Duchamp probably had the most success turning the tools of science into art. Born near Rouen in 1887, he had grown up in a bourgeois family that encouraged art—two older brothers and his younger sister also became artists. His early paintings were influenced by Manet, Matisse and Picasso, but his Nude Descending a Staircase no. 2 (1912)—inspired by early stop-action photographic studies of motion—was entirely his own. In the painting, the female nude figure seems to take on the anatomy of a machine.

Rejected by the jury for the Salon des Independants of 1912 in Paris, the painting created a sensation in America when it was exhibited in New York City at the 1913 Armory Show (the country’s first large-scale international exposition of modern art). Cartoon parodies of the work appeared in local papers, and one critic mocked it as “an explosion in a shingle factory.” The Nude was snapped up (for $240) by a collector, as were three other Duchamps. Two years after the show, Duchamp and Picabia, whose paintings had also sold at the Armory Show, traded Paris for Manhattan. Duchamp filled his studio on West 67th Street with store-bought objects that he called “readymades”—a snow shovel, a hatrack, a metal dog comb. Explaining his selections some years later, he said: “You have to approach something with an indifference, as if you had no aesthetic emotion. The choice of readymades is always based on visual indifference and, at the same time, on the total absence of good or bad taste.” Duchamp didn’t exhibit his readymades at first, but he saw in them yet another way to undermine conventional ideas about art.

In 1917, he bought a porcelain urinal at a Fifth Avenue plumbing supply shop, titled it Fountain, signed it R. Mutt and submitted it to a Society of Independent Artists exhibition in New York City. Some of the show’s organizers were aghast (“the poor fellows couldn’t sleep for three days,” Duchamp later recalled), and the piece was rejected. Duchamp resigned as chairman of the exhibition committee in support of Mutt and published a defense of the work. The ensuing publicity helped make Fountain one of Dada’s most notorious symbols, along with the print of Leonardo da Vinci’s Mona Lisa the following year, to which Duchamp had added a penciled mustache and goatee.
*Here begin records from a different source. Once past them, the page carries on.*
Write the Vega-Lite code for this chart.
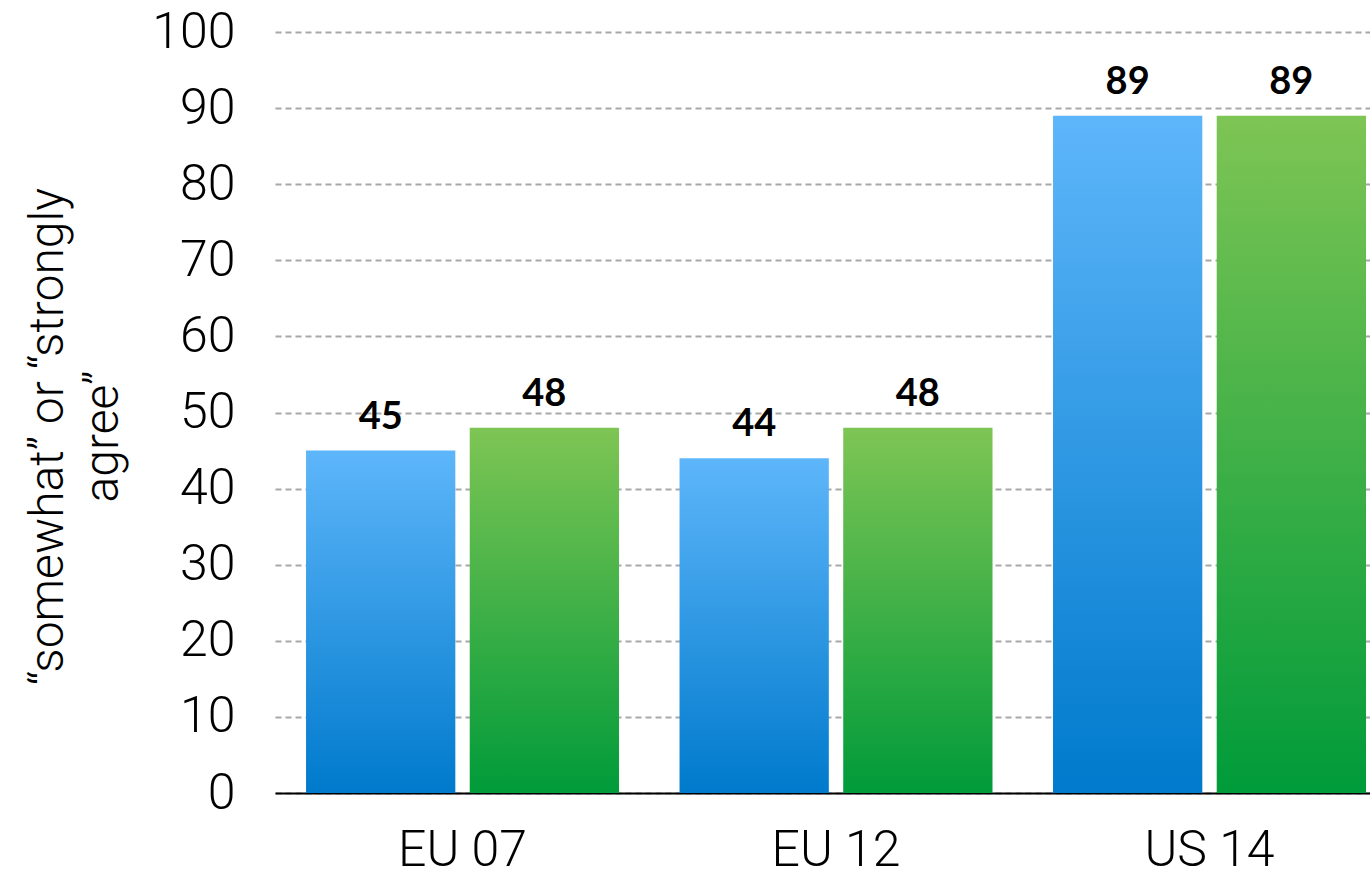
{
  "$schema": "https://vega.github.io/schema/vega-lite/v6.json",
  "width": 1095,
  "height": 761,
  "autosize": {"type": "none"},
  "padding": {"left": 275, "top": 32, "right": 0, "bottom": 85},
  "background": "white",
  "config": {"view": {"stroke": null}},
  "data": {
    "values": [
      {"group": "EU 07", "series": "A", "value": 45},
      {"group": "EU 07", "series": "B", "value": 48},
      {"group": "EU 12", "series": "A", "value": 44},
      {"group": "EU 12", "series": "B", "value": 48},
      {"group": "US 14", "series": "A", "value": 89},
      {"group": "US 14", "series": "B", "value": 89}
    ]
  },
  "encoding": {
    "x": {
      "field": "group", "type": "nominal", "sort": null,
      "scale": {"paddingInner": 0.162, "paddingOuter": 0.0469, "align": 0.886},
      "axis": {
        "title": null, "labelAngle": 0, "labelFont": "Roboto", "labelFontWeight": 300,
        "labelFontSize": 50, "labelColor": "black", "labelPadding": 32, "ticks": false,
        "domainColor": "black", "domainWidth": 2, "grid": false
      }
    },
    "xOffset": {
      "field": "series", "type": "nominal",
      "scale": {"paddingInner": 0.088, "paddingOuter": 0}
    },
    "y": {
      "field": "value", "type": "quantitative",
      "scale": {"domain": [0, 100], "nice": false},
      "axis": {
        "values": [0, 10, 20, 30, 40, 50, 60, 70, 80, 90, 100],
        "title": ["“somewhat” or “strongly", "agree”"],
        "titleFont": "Roboto", "titleFontWeight": 300, "titleFontSize": 48,
        "titleColor": "black", "titleLineHeight": 55, "titleBaseline": "alphabetic",
        "titleX": -213, "titleY": 404, "titleAngle": -90, "titleAlign": "center",
        "labelFont": "Roboto", "labelFontWeight": 300, "labelFontSize": 50,
        "labelColor": "black", "labelPadding": 40, "ticks": false, "domain": false,
        "grid": true, "gridColor": "#a8a8a8", "gridWidth": 2, "gridDash": [6, 4]
      }
    }
  },
  "layer": [
    {
      "transform": [{"filter": "datum.series === 'A'"}],
      "mark": {
        "type": "bar",
        "color": {
          "gradient": "linear", "x1": 0, "y1": 0, "x2": 0, "y2": 1,
          "stops": [{"offset": 0, "color": "#5eb6fa"}, {"offset": 1, "color": "#007acc"}]
        }
      }
    },
    {
      "transform": [{"filter": "datum.series === 'B'"}],
      "mark": {
        "type": "bar",
        "color": {
          "gradient": "linear", "x1": 0, "y1": 0, "x2": 0, "y2": 1,
          "stops": [{"offset": 0, "color": "#7ec554"}, {"offset": 1, "color": "#009b3a"}]
        }
      }
    },
    {
      "mark": {
        "type": "text", "font": "Lato", "fontWeight": "bold", "fontSize": 38,
        "color": "black", "baseline": "alphabetic", "dy": -22
      },
      "encoding": {"text": {"field": "value", "type": "quantitative"}}
    }
  ]
}
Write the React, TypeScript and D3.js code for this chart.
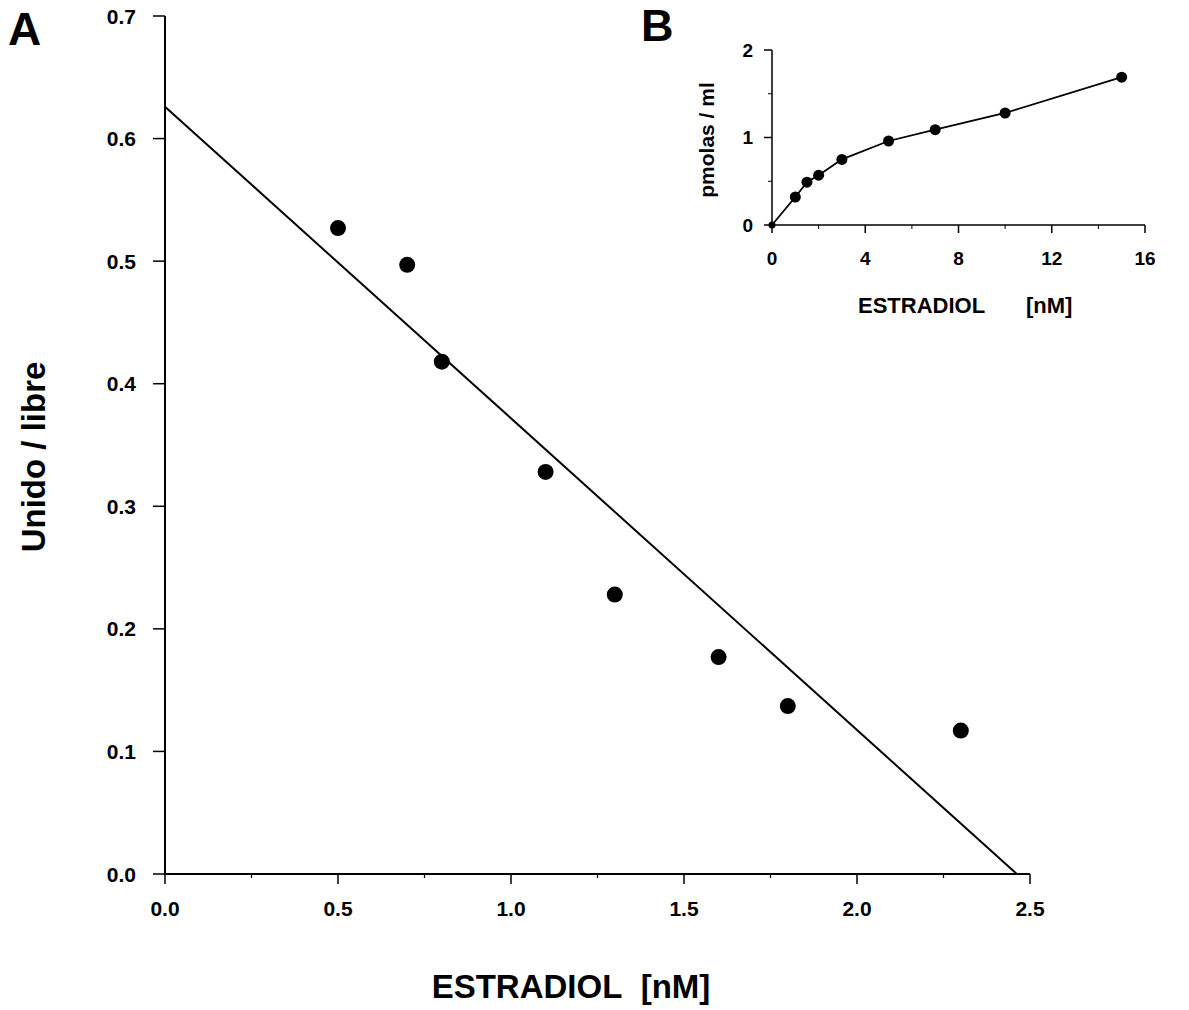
import React from "react";
import * as d3 from "d3";

// main panel A (Scatchard)
const scatX = [0.5, 0.7, 0.8, 1.1, 1.3, 1.6, 1.8, 2.3];
const scatY = [0.527, 0.497, 0.418, 0.328, 0.228, 0.177, 0.137, 0.117];
const fitIntercept = 0.626;
const fitXIntercept = 2.462;
const mainXTicks = [0, 0.5, 1.0, 1.5, 2.0, 2.5];
const mainYTicks = [0, 0.1, 0.2, 0.3, 0.4, 0.5, 0.6, 0.7];

// inset B (saturation)
const satX = [0, 1, 1.5, 2, 3, 5, 7, 10, 15];
const satY = [0, 0.32, 0.49, 0.57, 0.75, 0.96, 1.09, 1.28, 1.69];
const insetXTicks = [0, 4, 8, 12, 16];
const insetYTicks = [0, 1, 2];

const FONT = "'Liberation Sans', Arial, sans-serif";

export default function App() {
  const x = d3.scaleLinear().domain([0, 2.5]).range([165, 1030]);
  const y = d3.scaleLinear().domain([0, 0.7]).range([874, 16]);

  const xi = d3.scaleLinear().domain([0, 16]).range([772, 1145]);
  const yi = d3.scaleLinear().domain([0, 2]).range([225, 50]);

  const fmt = d3.format(".1f");
  const fitLine = d3.line<[number, number]>()
    .x((d) => x(d[0]))
    .y((d) => y(d[1]));
  const satLine = d3.line<number>()
    .x((d, i) => xi(satX[i]))
    .y((d) => yi(d));

  const minorX = d3.range(0.25, 2.5, 0.5);
  const minorXi = d3.range(2, 16, 4);
  const minorYi = [0.5, 1.5];

  return (
    <svg width={1189} height={1010} style={{ display: "block", position: "absolute", left: 0, top: 0, background: "#fff" }} fontFamily={FONT} fontWeight="bold">
      <text x={8} y={45} fontSize={46}>A</text>

      {/* main axes */}
      <line x1={x(0)} x2={x(0)} y1={y(0)} y2={y(0.7)} stroke="#000" strokeWidth={2} />
      <line x1={x(0)} x2={x(2.5)} y1={y(0)} y2={y(0)} stroke="#000" strokeWidth={2} />
      {mainYTicks.map((t) => (
        <g key={"my" + t}>
          <line x1={x(0) - 12} x2={x(0)} y1={y(t)} y2={y(t)} stroke="#000" strokeWidth={1.5} />
          <text x={x(0) - 29} y={y(t)} dy="0.36em" textAnchor="end" fontSize={21}>{fmt(t)}</text>
        </g>
      ))}
      {mainXTicks.map((t) => (
        <g key={"mx" + t}>
          <line x1={x(t)} x2={x(t)} y1={y(0)} y2={y(0) + 10} stroke="#000" strokeWidth={1.5} />
          <text x={x(t)} y={y(0) + 42} textAnchor="middle" fontSize={21}>{fmt(t)}</text>
        </g>
      ))}
      {minorX.map((t) => (
        <line key={"mnx" + t} x1={x(t)} x2={x(t)} y1={y(0)} y2={y(0) + 4} stroke="#000" strokeWidth={1.2} />
      ))}

      <path d={fitLine([[0, fitIntercept], [fitXIntercept, 0]]) || ""} fill="none" stroke="#000" strokeWidth={2} />
      {scatX.map((v, i) => (
        <circle key={"p" + i} cx={x(v)} cy={y(scatY[i])} r={8} fill="#000" />
      ))}

      <text x={571} y={998} textAnchor="middle" fontSize={33}>ESTRADIOL{"\u00a0\u00a0"}[nM]</text>
      <text transform="translate(45,457) rotate(-90)" textAnchor="middle" fontSize={33}>Unido / libre</text>

      {/* inset B */}
      <text x={641} y={41} fontSize={45}>B</text>
      <line x1={xi(0)} x2={xi(0)} y1={yi(0)} y2={yi(2)} stroke="#000" strokeWidth={1.5} />
      <line x1={xi(0)} x2={xi(16)} y1={yi(0)} y2={yi(0)} stroke="#000" strokeWidth={1.5} />
      {insetYTicks.map((t) => (
        <g key={"iy" + t}>
          <line x1={xi(0) - 8} x2={xi(0)} y1={yi(t)} y2={yi(t)} stroke="#000" strokeWidth={1.5} />
          <text x={xi(0) - 19} y={yi(t)} dy="0.36em" textAnchor="end" fontSize={19}>{t}</text>
        </g>
      ))}
      {minorYi.map((t) => (
        <line key={"mny" + t} x1={xi(0) - 4} x2={xi(0)} y1={yi(t)} y2={yi(t)} stroke="#000" strokeWidth={1} />
      ))}
      {insetXTicks.map((t) => (
        <g key={"ix" + t}>
          <line x1={xi(t)} x2={xi(t)} y1={yi(0)} y2={yi(0) + 8} stroke="#000" strokeWidth={1.5} />
          <text x={xi(t)} y={yi(0) + 40} textAnchor="middle" fontSize={19}>{t}</text>
        </g>
      ))}
      {minorXi.map((t) => (
        <line key={"mnxi" + t} x1={xi(t)} x2={xi(t)} y1={yi(0)} y2={yi(0) + 4} stroke="#000" strokeWidth={1} />
      ))}
      <path d={satLine(satY) || ""} fill="none" stroke="#000" strokeWidth={1.8} />
      {satX.map((v, i) => (
        <circle key={"s" + i} cx={xi(v)} cy={yi(satY[i])} r={i === 0 ? 3.5 : 5.5} fill="#000" />
      ))}
      <text x={858} y={313} fontSize={22}>
        ESTRADIOL
        <tspan x={1026}>[nM]</tspan>
      </text>
      <text transform="translate(714,140) rotate(-90)" textAnchor="middle" fontSize={21}>pmolas / ml</text>
    </svg>
  );
}
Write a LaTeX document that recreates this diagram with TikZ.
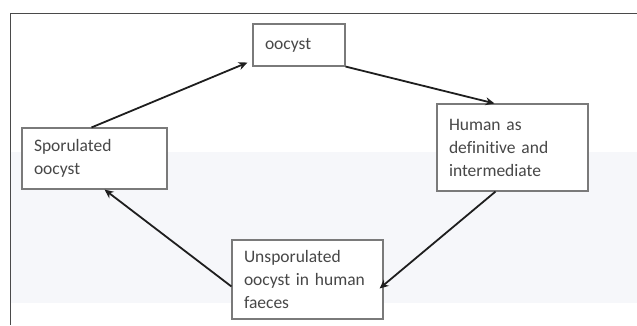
\documentclass[tikz,border=0pt]{standalone}
\usepackage{fontspec}
\setmainfont{Carlito}[Ligatures=NoCommon]
\usetikzlibrary{arrows.meta}

\definecolor{boxgray}{HTML}{7A7A7A}
\definecolor{bandgray}{HTML}{F6F7FA}
\definecolor{framegray}{HTML}{4A4A4A}
\definecolor{arrowblack}{HTML}{1E1E1E}

\tikzset{
  stage/.style={draw=boxgray, line width=1.1pt, fill=white, rectangle,
    inner xsep=12pt, inner ysep=0pt, align=left, text=black!72,
    font=\fontsize{17.5}{23}\selectfont},
  cyclearrow/.style={draw=arrowblack, line width=1.8pt,
    -{Stealth[length=9pt,width=8pt]}}
}

\begin{document}
\begin{tikzpicture}[x=1pt, y=-1pt]
  \useasboundingbox (0,0) rectangle (637,325);
  % page background and frame
  \fill[bandgray] (10,152) rectangle (637,303);
  \draw[framegray, line width=1pt] (637,13) -- (10,13) -- (10,325);

  \node[stage, minimum width=92pt, minimum height=42pt, text width=68pt] (oocyst) at (299,45) {oocyst};
  \node[stage, minimum width=151pt, minimum height=87pt, text width=127pt] (human) at (512.5,147.5) {Human as\\definitive and\\intermediate};
  \node[stage, minimum width=145pt, minimum height=61pt, text width=121pt] (sporulated) at (94.5,158.5) {Sporulated\\oocyst};
  \node[stage, minimum width=151pt, minimum height=79pt, text width=127pt] (unsporulated) at (307.5,279.5) {Unsporulated\\oocyst in human\\faeces};

  \draw[cyclearrow] ([xshift=-3pt]sporulated.north) -- ([xshift=-5pt,yshift=4pt]oocyst.south west);
  \draw[cyclearrow] (oocyst.south east) -- ([xshift=-18pt]human.north);
  \draw[cyclearrow] ([xshift=-17pt]human.south) -- ([xshift=-4pt,yshift=-9pt]unsporulated.east);
  \draw[cyclearrow] ([yshift=-7pt]unsporulated.west) -- ([xshift=10pt]sporulated.south);

\end{tikzpicture}
\end{document}
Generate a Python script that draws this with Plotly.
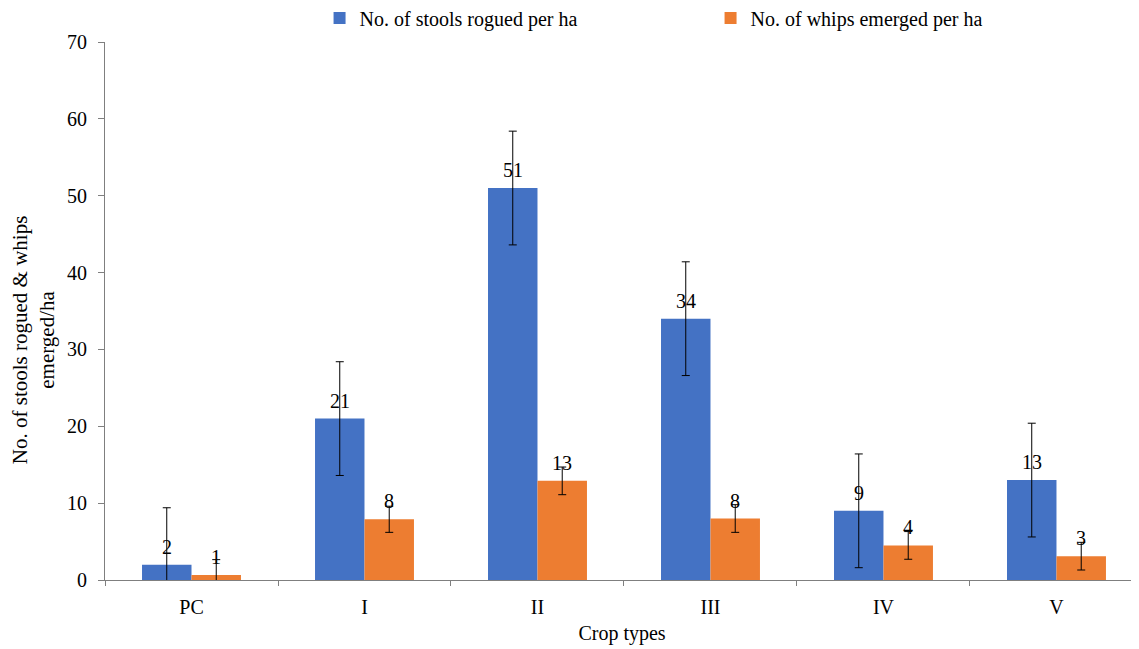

Parodying the scientific method, Duchamp made voluminous notes, diagrams and studies for his most enigmatic work, The Bride Stripped Bare by Her Bachelors, Even (or The Large Glass)—a nine-foot-tall assemblage of metal foil, wires, oil, varnish and dust, sandwiched between glass panels. Art historian Michael Taylor describes the work as “a complex allegory of frustrated desire in which the nine uniformed bachelors in the lower panel are perpetually thwarted from copulating with the wasplike, biomechanical bride above.”

Duchamp’s irreverence toward science was shared by two of his New York companions, Picabia and a young American photographer, Man Ray. Picabia could draw with the precision of a commercial artist, making his nonsensical diagrams seem particularly convincing. While Duchamp built machines with spinning disks that created surprising spiral patterns, Picabia covered canvases with disorienting stripes and concentric circles—an early form of optical experimentation in modern painting. Man Ray, whose photographs documented Duchamp’s optical machines, put his own stamp on photography by manipulating images in the darkroom to create illusions on film.

After the war ended in 1918, Dada disturbed the peace in Berlin, Cologne, Hanover and Paris. In Berlin, artist Hannah Höch gave an ironic domestic touch to Dada with collages that incorporated sewing patterns, cut-up photographs taken from fashion magazines and images of a German military and industrial society in ruins.